I believe you’ve chatted with my brother (Myles) who is out near Lindsay, but I thought I’d leave a comment as this piece is very timely. I’d love to connect more. I am not certain the way forward. I sometimes think we need to start afresh somewhere, which has become something of a habit with our family. But we need to make sure that whatever we do, it is permanent for once.
Cheers,
Matthew
Interesting article, especially seeing how it comes from a fellow had wanted to be elected to leed in and fight against the antì English, which was and still is going on here.
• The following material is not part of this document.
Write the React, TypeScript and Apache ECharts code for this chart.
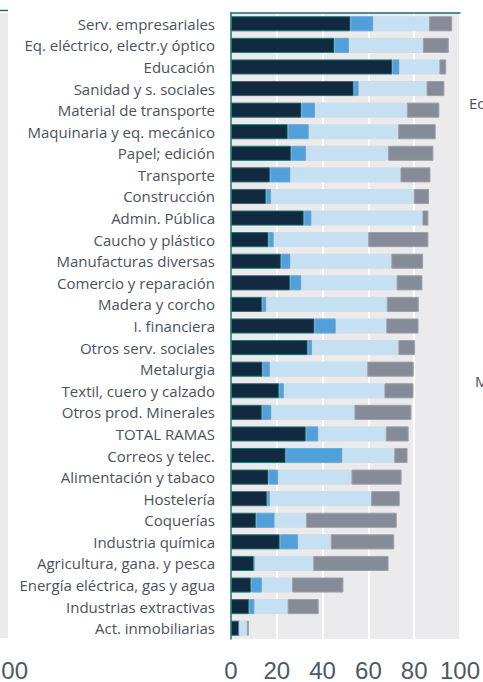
import React, { useEffect, useRef } from "react";
import * as echarts from "echarts";

const categories = [
  "Serv. empresariales",
  "Eq. eléctrico, electr.y óptico",
  "Educación",
  "Sanidad y s. sociales",
  "Material de transporte",
  "Maquinaria y eq. mecánico",
  "Papel; edición",
  "Transporte",
  "Construcción",
  "Admin. Pública",
  "Caucho y plástico",
  "Manufacturas diversas",
  "Comercio y reparación",
  "Madera y corcho",
  "I. financiera",
  "Otros serv. sociales",
  "Metalurgia",
  "Textil, cuero y calzado",
  "Otros prod. Minerales",
  "TOTAL RAMAS",
  "Correos y telec.",
  "Alimentación y tabaco",
  "Hostelería",
  "Coquerías",
  "Industria química",
  "Agricultura, gana. y pesca",
  "Energía eléctrica, gas y agua",
  "Industrias extractivas",
  "Act. inmobiliarias",
];

const seriesDark = [52.2, 45.2, 70.5, 53.6, 30.8, 24.8, 26.3, 17.1, 15.4, 31.8, 16.4, 21.8, 25.8, 13.6, 36.5, 33.5, 13.8, 21.0, 13.5, 32.7, 23.9, 16.4, 15.8, 11.0, 21.3, 10.0, 8.8, 7.9, 3.6];
const seriesMedium = [10.0, 6.4, 3.1, 2.2, 6.0, 9.2, 6.5, 8.9, 2.2, 3.4, 2.3, 4.2, 5.0, 1.9, 9.3, 2.0, 3.3, 2.2, 4.2, 5.5, 24.8, 4.3, 1.2, 8.1, 8.0, 0.4, 4.8, 2.4, 0.0];
const seriesLight = [24.3, 32.2, 17.4, 29.6, 40.0, 39.0, 35.8, 48.0, 62.2, 48.4, 41.2, 44.0, 41.5, 52.5, 22.0, 37.6, 42.4, 43.8, 36.2, 29.4, 22.6, 31.9, 44.2, 13.7, 14.3, 25.5, 13.1, 14.4, 3.3];
const seriesGrey = [10.1, 11.3, 3.0, 7.8, 14.2, 16.4, 19.8, 13.1, 6.7, 2.6, 26.3, 13.9, 11.3, 14.0, 14.1, 7.3, 20.3, 12.7, 24.9, 10.0, 5.8, 21.9, 12.5, 39.6, 27.7, 32.9, 22.4, 13.6, 0.9];
const xTicks = [0, 20, 40, 60, 80, 100];

const FONT = "Open Sans";
const AXFONT = "Liberation Sans";
const TEAL = "#1d6e6e";

export default function App() {
  const ref = useRef<HTMLDivElement>(null);
  useEffect(() => {
    if (!ref.current) return;
    const chart = echarts.init(ref.current, null, { renderer: "svg" });
    const mk = (name: string, data: number[], color: string, border: string) => ({
      name,
      type: "bar",
      stack: "total",
      barWidth: "70%",
      data,
      itemStyle: { color, borderColor: border, borderWidth: 1 },
    });
    chart.setOption({
      animation: false,
      backgroundColor: "#ffffff",
      grid: {
        left: 231,
        right: 22.5,
        top: 13,
        bottom: 43,
        containLabel: false,
        show: true,
        backgroundColor: "#ebebed",
        borderWidth: 0,
      },
      xAxis: [
        {
          type: "value",
          min: xTicks[0],
          max: xTicks[xTicks.length - 1],
          interval: 20,
          axisLine: { show: false },
          axisTick: { show: false },
          splitLine: { show: true, lineStyle: { color: "#ffffff", width: 2 } },
          axisLabel: {
            fontFamily: AXFONT,
            fontSize: 24,
            color: "#4d5966",
            margin: 19,
          },
        },
        {
          type: "value",
          position: "top",
          min: 0,
          max: 100,
          axisLine: { show: true, lineStyle: { color: TEAL, width: 1.5 } },
          axisTick: { show: false },
          axisLabel: { show: false },
          splitLine: { show: false },
        },
      ],
      yAxis: {
        type: "category",
        data: categories,
        inverse: true,
        axisLine: { show: true, lineStyle: { color: TEAL, width: 1.5 } },
        axisTick: { show: false },
        splitLine: { show: false },
        axisLabel: {
          fontFamily: FONT,
          fontSize: 15,
          color: "#4a525b",
          margin: 16,
        },
      },
      series: [
        mk("s1", seriesDark, "#112a40", "#237373"),
        mk("s2", seriesMedium, "#51a0dc", "#6aa9cf"),
        mk("s3", seriesLight, "#c6e0f3", "#cfdce6"),
        mk("s4", seriesGrey, "#868b98", "#9ba0aa"),
      ],
      graphic: [
        { type: "rect", shape: { x: 0, y: 13, width: 8, height: 625 }, style: { fill: "#ebebed" }, silent: true },
        { type: "line", shape: { x1: 0, y1: 10.5, x2: 8, y2: 10.5 }, style: { stroke: TEAL, lineWidth: 1.5 }, silent: true },
        { type: "text", x: 28, y: 670, style: { text: "00", fontFamily: AXFONT, fontSize: 24, fill: "#4d5966", align: "right", verticalAlign: "middle" } },
        { type: "text", x: 469, y: 103, style: { text: "Ec", fontFamily: FONT, fontSize: 15, fill: "#4a525b", align: "left", verticalAlign: "middle" } },
        { type: "text", x: 475, y: 381, style: { text: "M", fontFamily: FONT, fontSize: 15, fill: "#4a525b", align: "left", verticalAlign: "middle" } },
      ],
    });
    return () => chart.dispose();
  }, []);
  return (
    <div
      ref={ref}
      style={{ position: "absolute", left: 0, top: 0, width: 483, height: 682 }}
    />
  );
}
He is the one that wanted to be leader and now that he has packed up and left Quebec, seems to believe he is in a position to explain to those OF US THAT ARE STILL HERE, as to what the situation in Quebec is actually like.
“To be a good leader, one must, first fully understand the situation and then be the one that is willing to be actively involved in doing whatever it requires to get it done “
Stanley Neil,
Respectfully, I think it’s important to clarify a few points so the discussion remains grounded in facts rather than assumptions.
The individual you are referring to did not “pack up and leave” in disengagement from Quebec or its political reality. He founded this party, built it from the ground up, and ensured a strong and credible transition of leadership. The party is now in the capable hands of Joseph Cianflone, an Oxford and Harvard graduate, who is actively leading it forward. The founder continues to work behind the scenes to support the party, its candidates, and its strategy heading into the next election.
Leadership takes many forms. It does not always mean being physically present or holding the title indefinitely; it also means knowing when to pass the torch responsibly and continuing to contribute where one can be most effective. That is exactly what is happening here.
If we all genuinely care about improving the situation in Quebec, especially around unity and representation, then constructive engagement is far more productive than repeatedly questioning motives or past roles. This movement will only succeed if those who believe in its principles help build it rather than undermine it.
If you have ideas, energy, or solutions to offer, I sincerely hope you’ll share them in that spirit. We need more people willing to help move things forward.